Mixed reactions after director's announcement

A popular Bollywood director has apparently taken up the daring job of working on a commercial “masala” movie that will surprisingly have (wait for it) not a single item song.

He confirmed this yesterday: “Though this film’s purpose will be to entertain, it will have a coherent and intelligible plotline, and will employ no item songs. We are being really careful about how to build up the action, because now the viewer has learned to gauge and predict exactly when an item song will make an appearance. We must not lead them on, but at the same time maintain their interest.”

Apparently, this move was inspired by the idea that item songs may actually be demeaning towards women. Without an item song, the movie will require a detailed and logical script—something that hasn’t been ventured into before.

“It will be difficult,” continued the filmmaker, “because we will have to actually frame and detail a plot. Our audiences are not really used to this kind of thought-provoking progression in films. Logical twists and turns might befuddle them. So we have to be really careful about how we go about it.”

This rather strange decision has led to mixed reactions from society at large:

Moviegoers and theatres: One would imagine that viewers would be displeased about this decision, but even if they are, they didn’t let on. A 20-year-old engineering student was more concerned for the filmmaker himself: “We’re at a stage in moviemaking where even serious genres like crime utilize item songs. How will this movie be able to survive if it markets itself as entertainment but then shows no item songs?” It was just a coincidence that this engineering student was male.

Would the film survive without an item song?

Would the film survive without an item song?

Single screen theatres are apprehensive. The owner of a theatre said, “Movies must have something tasteful for viewers to work at the box office. We are doing very well nowadays, since most movies either have inane action or—the other side of the spectrum—item songs. Let’s hope that this movie has senseless action scenes or at least some slapstick comedic lines.”

Moviemakers: A fellow filmmaker who is commonly referred to as the “baap of entertainment”, responded thus: “Item songs are nowadays used to build up the buzz around a movie, often being used in chunks in the trailers, where you get to see stray glimpses of the songs. It contributes a great deal to garnering viewers’ interest.

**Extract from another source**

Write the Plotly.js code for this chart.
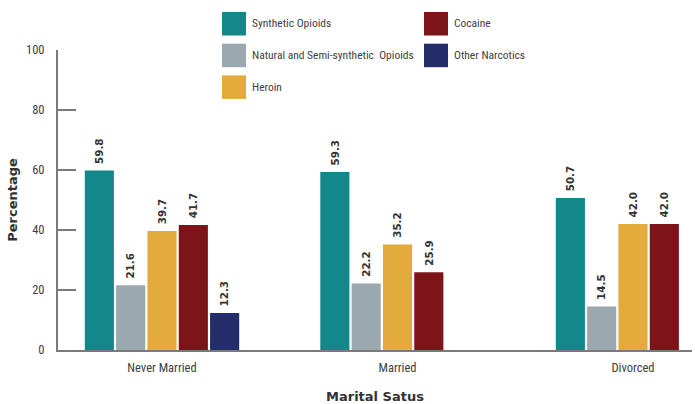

Not having an item song at all will act as a buzzkill for those expecting a full-on entertainment movie.”

Policemen: A policeman we spotted coming out of a movie theatre, with uniform and all, insisted on us listening to his side of the story: “In a way, item songs are safer than other intimate scenes! Our Hindi movies are going the wrong way now by showing intimacy. It encourages couples to get frisky in real life—often publicly—and then people blame us for ‘moral policing’! We are also forced to conduct raids at nightclubs and such because of this, but it is again brushed off, since moral policing is viewed wrong in the eyes of our modern society.”

The Pope: Surprisingly, the Pope, who still has people contemplating the real reason for his resignation, has also heard of this news. He had this to say: “I’m slightly familiar with item songs, and I think I can say that they are shot and scripted in such a manner that one can forget his own morals. I welcome this move and encourage the whole of Bollywood to follow suit.”

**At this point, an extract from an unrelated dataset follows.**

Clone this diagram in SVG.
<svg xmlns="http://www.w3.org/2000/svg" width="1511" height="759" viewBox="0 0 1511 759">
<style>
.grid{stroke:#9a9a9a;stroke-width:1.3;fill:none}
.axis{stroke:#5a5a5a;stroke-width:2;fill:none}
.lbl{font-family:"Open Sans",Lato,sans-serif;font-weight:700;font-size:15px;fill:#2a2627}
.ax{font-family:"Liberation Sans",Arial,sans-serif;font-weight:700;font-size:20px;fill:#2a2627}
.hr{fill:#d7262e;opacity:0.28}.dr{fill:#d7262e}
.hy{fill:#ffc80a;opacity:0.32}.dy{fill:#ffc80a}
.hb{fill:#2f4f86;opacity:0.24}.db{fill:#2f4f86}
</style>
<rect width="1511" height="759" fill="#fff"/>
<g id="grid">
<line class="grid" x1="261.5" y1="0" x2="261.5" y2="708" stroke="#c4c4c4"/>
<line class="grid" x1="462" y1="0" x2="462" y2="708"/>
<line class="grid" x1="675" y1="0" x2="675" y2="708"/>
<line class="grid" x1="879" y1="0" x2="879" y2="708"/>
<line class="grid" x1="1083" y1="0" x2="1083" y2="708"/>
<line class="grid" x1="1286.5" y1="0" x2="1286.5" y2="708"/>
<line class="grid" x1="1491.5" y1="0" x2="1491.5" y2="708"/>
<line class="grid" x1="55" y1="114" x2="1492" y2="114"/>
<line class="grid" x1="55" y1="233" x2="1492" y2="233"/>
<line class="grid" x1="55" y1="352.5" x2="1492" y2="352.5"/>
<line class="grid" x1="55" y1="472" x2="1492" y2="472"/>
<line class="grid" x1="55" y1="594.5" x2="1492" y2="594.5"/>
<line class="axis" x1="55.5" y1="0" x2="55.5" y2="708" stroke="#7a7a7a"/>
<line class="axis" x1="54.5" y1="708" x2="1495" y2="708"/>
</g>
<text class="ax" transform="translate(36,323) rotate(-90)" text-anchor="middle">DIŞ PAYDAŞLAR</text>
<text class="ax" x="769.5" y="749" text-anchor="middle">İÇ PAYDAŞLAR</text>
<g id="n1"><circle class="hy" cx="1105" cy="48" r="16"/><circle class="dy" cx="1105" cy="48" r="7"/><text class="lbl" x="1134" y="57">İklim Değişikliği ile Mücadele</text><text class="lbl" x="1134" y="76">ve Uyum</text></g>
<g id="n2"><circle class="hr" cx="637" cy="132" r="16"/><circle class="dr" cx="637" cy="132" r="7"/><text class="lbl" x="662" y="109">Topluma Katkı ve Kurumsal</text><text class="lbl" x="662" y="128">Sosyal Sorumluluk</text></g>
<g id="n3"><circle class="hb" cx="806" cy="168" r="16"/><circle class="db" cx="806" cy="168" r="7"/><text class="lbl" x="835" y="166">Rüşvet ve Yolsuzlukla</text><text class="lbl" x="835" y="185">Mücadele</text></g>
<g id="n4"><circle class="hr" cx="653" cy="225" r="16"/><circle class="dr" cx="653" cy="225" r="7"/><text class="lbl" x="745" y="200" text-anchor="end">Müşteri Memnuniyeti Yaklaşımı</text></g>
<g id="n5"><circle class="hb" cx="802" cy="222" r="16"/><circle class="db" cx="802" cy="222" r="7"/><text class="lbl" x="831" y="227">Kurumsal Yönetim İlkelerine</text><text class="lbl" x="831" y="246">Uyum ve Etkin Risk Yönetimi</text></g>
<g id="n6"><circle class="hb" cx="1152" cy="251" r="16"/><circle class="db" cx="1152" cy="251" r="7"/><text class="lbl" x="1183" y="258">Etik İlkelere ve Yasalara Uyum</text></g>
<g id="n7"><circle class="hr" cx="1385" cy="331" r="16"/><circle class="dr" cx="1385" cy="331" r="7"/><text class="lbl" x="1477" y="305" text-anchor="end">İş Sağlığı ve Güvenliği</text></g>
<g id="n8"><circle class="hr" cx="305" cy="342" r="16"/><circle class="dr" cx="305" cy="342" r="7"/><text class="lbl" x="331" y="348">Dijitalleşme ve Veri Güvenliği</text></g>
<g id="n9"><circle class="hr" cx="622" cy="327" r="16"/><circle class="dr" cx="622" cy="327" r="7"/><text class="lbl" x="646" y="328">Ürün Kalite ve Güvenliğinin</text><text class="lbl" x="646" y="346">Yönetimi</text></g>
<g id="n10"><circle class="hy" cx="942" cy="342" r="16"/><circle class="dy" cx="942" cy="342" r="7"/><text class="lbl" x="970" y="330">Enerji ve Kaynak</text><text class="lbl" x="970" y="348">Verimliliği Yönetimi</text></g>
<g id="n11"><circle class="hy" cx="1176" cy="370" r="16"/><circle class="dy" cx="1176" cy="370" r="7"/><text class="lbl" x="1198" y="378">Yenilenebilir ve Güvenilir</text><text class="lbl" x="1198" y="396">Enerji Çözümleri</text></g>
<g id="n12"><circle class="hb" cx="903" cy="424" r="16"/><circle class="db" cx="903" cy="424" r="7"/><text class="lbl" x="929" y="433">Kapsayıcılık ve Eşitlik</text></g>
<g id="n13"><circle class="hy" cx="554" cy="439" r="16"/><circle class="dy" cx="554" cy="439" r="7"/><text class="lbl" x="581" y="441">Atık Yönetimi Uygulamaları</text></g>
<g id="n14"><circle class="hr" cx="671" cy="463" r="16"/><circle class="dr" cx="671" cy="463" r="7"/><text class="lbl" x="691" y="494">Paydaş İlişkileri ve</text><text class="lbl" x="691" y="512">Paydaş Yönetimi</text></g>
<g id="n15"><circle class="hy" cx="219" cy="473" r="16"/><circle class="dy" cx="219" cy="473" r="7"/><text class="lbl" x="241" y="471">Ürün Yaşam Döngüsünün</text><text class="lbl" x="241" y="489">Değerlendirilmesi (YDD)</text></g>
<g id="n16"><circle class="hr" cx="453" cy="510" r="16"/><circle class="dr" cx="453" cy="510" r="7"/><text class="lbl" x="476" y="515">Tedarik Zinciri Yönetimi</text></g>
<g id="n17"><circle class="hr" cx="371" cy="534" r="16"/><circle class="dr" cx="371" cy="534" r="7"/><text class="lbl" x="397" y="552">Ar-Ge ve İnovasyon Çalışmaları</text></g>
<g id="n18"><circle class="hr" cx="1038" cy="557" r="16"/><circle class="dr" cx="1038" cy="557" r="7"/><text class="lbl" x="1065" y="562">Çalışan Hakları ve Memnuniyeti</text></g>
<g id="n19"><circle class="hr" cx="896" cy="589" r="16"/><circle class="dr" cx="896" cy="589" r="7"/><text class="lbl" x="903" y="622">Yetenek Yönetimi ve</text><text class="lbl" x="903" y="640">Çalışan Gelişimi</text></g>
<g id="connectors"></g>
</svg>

Our lawmakers: Our politicians spouted some gems as usual. One of them burst out, “Lack of item songs will only lead to an increase in the viewership of pornographic material—something that is against Indian tradition and morals. I hope these filmmakers come to their senses and rethink their decision.”

There was a counter-view to this, as another observation went thus: “Who can blame all the crime in our country when we have such songs themselves depicting loose morals and instigating more unsavoury behaviour? It is like leaving your treasure chest open but still expecting no one will steal! Who’s the real culprit? I’m glad this movie is happening.”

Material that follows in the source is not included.